WORK INSTRUCTIONS: Transcribe the whole listing without a single picture.

STORED DATA:
▽
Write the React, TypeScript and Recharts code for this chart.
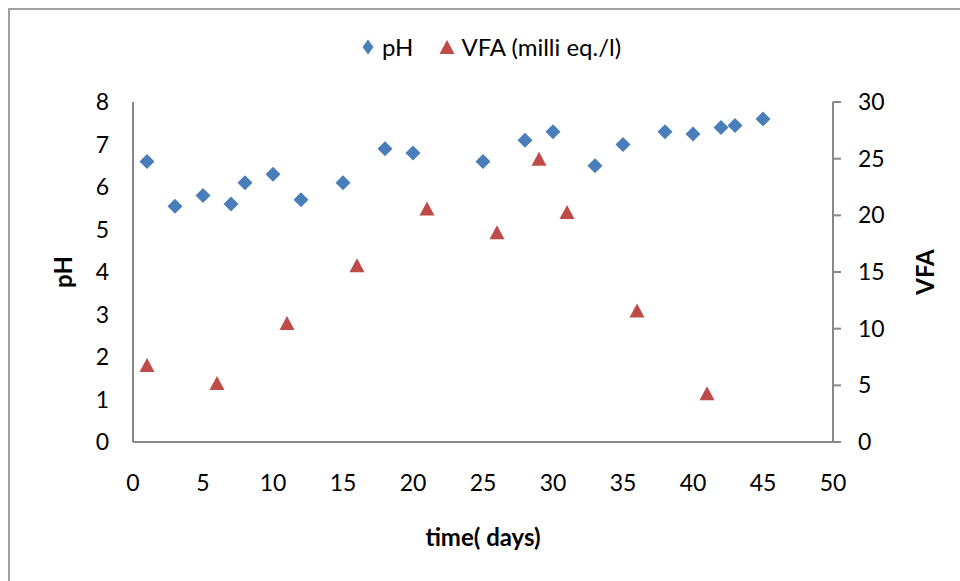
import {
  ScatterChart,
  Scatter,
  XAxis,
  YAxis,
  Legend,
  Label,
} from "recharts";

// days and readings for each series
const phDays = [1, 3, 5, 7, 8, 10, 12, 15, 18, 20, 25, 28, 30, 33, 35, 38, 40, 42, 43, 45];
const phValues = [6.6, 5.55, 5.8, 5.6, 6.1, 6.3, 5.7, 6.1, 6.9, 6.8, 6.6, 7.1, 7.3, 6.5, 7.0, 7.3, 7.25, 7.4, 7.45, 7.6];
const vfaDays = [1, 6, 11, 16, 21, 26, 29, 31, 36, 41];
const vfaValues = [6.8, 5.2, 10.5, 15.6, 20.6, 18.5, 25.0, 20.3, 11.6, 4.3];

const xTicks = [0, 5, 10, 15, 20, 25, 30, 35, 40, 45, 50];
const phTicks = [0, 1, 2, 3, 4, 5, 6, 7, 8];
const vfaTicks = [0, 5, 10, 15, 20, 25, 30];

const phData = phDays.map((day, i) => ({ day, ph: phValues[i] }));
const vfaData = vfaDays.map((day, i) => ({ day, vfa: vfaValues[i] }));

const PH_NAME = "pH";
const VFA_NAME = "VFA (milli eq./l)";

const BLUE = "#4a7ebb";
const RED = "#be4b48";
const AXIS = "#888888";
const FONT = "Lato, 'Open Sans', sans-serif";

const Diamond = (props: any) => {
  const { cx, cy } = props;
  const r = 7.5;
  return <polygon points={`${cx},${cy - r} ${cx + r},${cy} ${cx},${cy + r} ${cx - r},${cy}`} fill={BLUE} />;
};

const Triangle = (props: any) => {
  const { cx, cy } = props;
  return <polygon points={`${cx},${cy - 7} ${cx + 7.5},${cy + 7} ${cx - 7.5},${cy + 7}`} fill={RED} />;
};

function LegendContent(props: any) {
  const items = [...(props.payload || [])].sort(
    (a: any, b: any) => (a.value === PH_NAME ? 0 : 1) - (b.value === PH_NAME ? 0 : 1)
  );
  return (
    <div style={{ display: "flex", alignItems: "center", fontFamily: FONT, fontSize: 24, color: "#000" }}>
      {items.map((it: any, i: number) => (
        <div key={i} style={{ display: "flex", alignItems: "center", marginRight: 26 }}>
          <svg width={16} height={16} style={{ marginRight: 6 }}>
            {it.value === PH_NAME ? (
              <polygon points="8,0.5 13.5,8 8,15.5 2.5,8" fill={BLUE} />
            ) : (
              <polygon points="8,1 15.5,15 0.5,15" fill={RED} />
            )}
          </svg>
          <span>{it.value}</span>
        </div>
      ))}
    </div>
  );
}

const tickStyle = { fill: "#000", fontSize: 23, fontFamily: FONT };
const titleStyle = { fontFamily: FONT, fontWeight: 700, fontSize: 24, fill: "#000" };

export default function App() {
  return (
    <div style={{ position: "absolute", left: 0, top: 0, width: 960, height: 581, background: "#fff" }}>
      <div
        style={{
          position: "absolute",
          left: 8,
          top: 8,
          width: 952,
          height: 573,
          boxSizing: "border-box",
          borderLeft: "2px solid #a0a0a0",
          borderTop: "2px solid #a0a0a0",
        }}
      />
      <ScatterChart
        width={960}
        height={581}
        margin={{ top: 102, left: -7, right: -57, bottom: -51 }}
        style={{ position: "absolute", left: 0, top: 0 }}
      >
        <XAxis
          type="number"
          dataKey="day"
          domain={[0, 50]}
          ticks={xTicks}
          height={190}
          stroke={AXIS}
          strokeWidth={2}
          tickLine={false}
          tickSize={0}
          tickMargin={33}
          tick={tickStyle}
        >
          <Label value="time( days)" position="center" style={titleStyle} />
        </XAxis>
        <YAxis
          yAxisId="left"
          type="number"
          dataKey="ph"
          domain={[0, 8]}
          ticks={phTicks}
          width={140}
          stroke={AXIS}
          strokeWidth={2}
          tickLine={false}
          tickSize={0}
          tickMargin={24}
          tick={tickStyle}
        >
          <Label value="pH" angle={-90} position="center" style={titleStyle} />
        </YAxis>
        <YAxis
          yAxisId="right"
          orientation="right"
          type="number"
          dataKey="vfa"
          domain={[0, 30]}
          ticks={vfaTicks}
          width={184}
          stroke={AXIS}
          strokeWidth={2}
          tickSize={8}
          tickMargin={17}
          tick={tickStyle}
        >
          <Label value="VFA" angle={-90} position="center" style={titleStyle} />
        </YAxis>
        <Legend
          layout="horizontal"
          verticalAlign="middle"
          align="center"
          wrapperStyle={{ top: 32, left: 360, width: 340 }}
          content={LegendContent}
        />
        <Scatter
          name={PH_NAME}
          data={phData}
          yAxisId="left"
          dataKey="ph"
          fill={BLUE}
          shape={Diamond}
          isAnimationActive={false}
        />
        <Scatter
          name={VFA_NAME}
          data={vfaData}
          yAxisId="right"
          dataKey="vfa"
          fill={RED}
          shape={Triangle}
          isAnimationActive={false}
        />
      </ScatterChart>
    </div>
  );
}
△
WORKED ANSWER:
Write the React, TypeScript and Recharts code for this chart.
import {
  ScatterChart,
  Scatter,
  XAxis,
  YAxis,
  Legend,
  Label,
} from "recharts";

// days and readings for each series
const phDays = [1, 3, 5, 7, 8, 10, 12, 15, 18, 20, 25, 28, 30, 33, 35, 38, 40, 42, 43, 45];
const phValues = [6.6, 5.55, 5.8, 5.6, 6.1, 6.3, 5.7, 6.1, 6.9, 6.8, 6.6, 7.1, 7.3, 6.5, 7.0, 7.3, 7.25, 7.4, 7.45, 7.6];
const vfaDays = [1, 6, 11, 16, 21, 26, 29, 31, 36, 41];
const vfaValues = [6.8, 5.2, 10.5, 15.6, 20.6, 18.5, 25.0, 20.3, 11.6, 4.3];

const xTicks = [0, 5, 10, 15, 20, 25, 30, 35, 40, 45, 50];
const phTicks = [0, 1, 2, 3, 4, 5, 6, 7, 8];
const vfaTicks = [0, 5, 10, 15, 20, 25, 30];

const phData = phDays.map((day, i) => ({ day, ph: phValues[i] }));
const vfaData = vfaDays.map((day, i) => ({ day, vfa: vfaValues[i] }));

const PH_NAME = "pH";
const VFA_NAME = "VFA (milli eq./l)";

const BLUE = "#4a7ebb";
const RED = "#be4b48";
const AXIS = "#888888";
const FONT = "Lato, 'Open Sans', sans-serif";

const Diamond = (props: any) => {
  const { cx, cy } = props;
  const r = 7.5;
  return <polygon points={`${cx},${cy - r} ${cx + r},${cy} ${cx},${cy + r} ${cx - r},${cy}`} fill={BLUE} />;
};

const Triangle = (props: any) => {
  const { cx, cy } = props;
  return <polygon points={`${cx},${cy - 7} ${cx + 7.5},${cy + 7} ${cx - 7.5},${cy + 7}`} fill={RED} />;
};

function LegendContent(props: any) {
  const items = [...(props.payload || [])].sort(
    (a: any, b: any) => (a.value === PH_NAME ? 0 : 1) - (b.value === PH_NAME ? 0 : 1)
  );
  return (
    <div style={{ display: "flex", alignItems: "center", fontFamily: FONT, fontSize: 24, color: "#000" }}>
      {items.map((it: any, i: number) => (
        <div key={i} style={{ display: "flex", alignItems: "center", marginRight: 26 }}>
          <svg width={16} height={16} style={{ marginRight: 6 }}>
            {it.value === PH_NAME ? (
              <polygon points="8,0.5 13.5,8 8,15.5 2.5,8" fill={BLUE} />
            ) : (
              <polygon points="8,1 15.5,15 0.5,15" fill={RED} />
            )}
          </svg>
          <span>{it.value}</span>
        </div>
      ))}
    </div>
  );
}

const tickStyle = { fill: "#000", fontSize: 23, fontFamily: FONT };
const titleStyle = { fontFamily: FONT, fontWeight: 700, fontSize: 24, fill: "#000" };

export default function App() {
  return (
    <div style={{ position: "absolute", left: 0, top: 0, width: 960, height: 581, background: "#fff" }}>
      <div
        style={{
          position: "absolute",
          left: 8,
          top: 8,
          width: 952,
          height: 573,
          boxSizing: "border-box",
          borderLeft: "2px solid #a0a0a0",
          borderTop: "2px solid #a0a0a0",
        }}
      />
      <ScatterChart
        width={960}
        height={581}
        margin={{ top: 102, left: -7, right: -57, bottom: -51 }}
        style={{ position: "absolute", left: 0, top: 0 }}
      >
        <XAxis
          type="number"
          dataKey="day"
          domain={[0, 50]}
          ticks={xTicks}
          height={190}
          stroke={AXIS}
          strokeWidth={2}
          tickLine={false}
          tickSize={0}
          tickMargin={33}
          tick={tickStyle}
        >
          <Label value="time( days)" position="center" style={titleStyle} />
        </XAxis>
        <YAxis
          yAxisId="left"
          type="number"
          dataKey="ph"
          domain={[0, 8]}
          ticks={phTicks}
          width={140}
          stroke={AXIS}
          strokeWidth={2}
          tickLine={false}
          tickSize={0}
          tickMargin={24}
          tick={tickStyle}
        >
          <Label value="pH" angle={-90} position="center" style={titleStyle} />
        </YAxis>
        <YAxis
          yAxisId="right"
          orientation="right"
          type="number"
          dataKey="vfa"
          domain={[0, 30]}
          ticks={vfaTicks}
          width={184}
          stroke={AXIS}
          strokeWidth={2}
          tickSize={8}
          tickMargin={17}
          tick={tickStyle}
        >
          <Label value="VFA" angle={-90} position="center" style={titleStyle} />
        </YAxis>
        <Legend
          layout="horizontal"
          verticalAlign="middle"
          align="center"
          wrapperStyle={{ top: 32, left: 360, width: 340 }}
          content={LegendContent}
        />
        <Scatter
          name={PH_NAME}
          data={phData}
          yAxisId="left"
          dataKey="ph"
          fill={BLUE}
          shape={Diamond}
          isAnimationActive={false}
        />
        <Scatter
          name={VFA_NAME}
          data={vfaData}
          yAxisId="right"
          dataKey="vfa"
          fill={RED}
          shape={Triangle}
          isAnimationActive={false}
        />
      </ScatterChart>
    </div>
  );
}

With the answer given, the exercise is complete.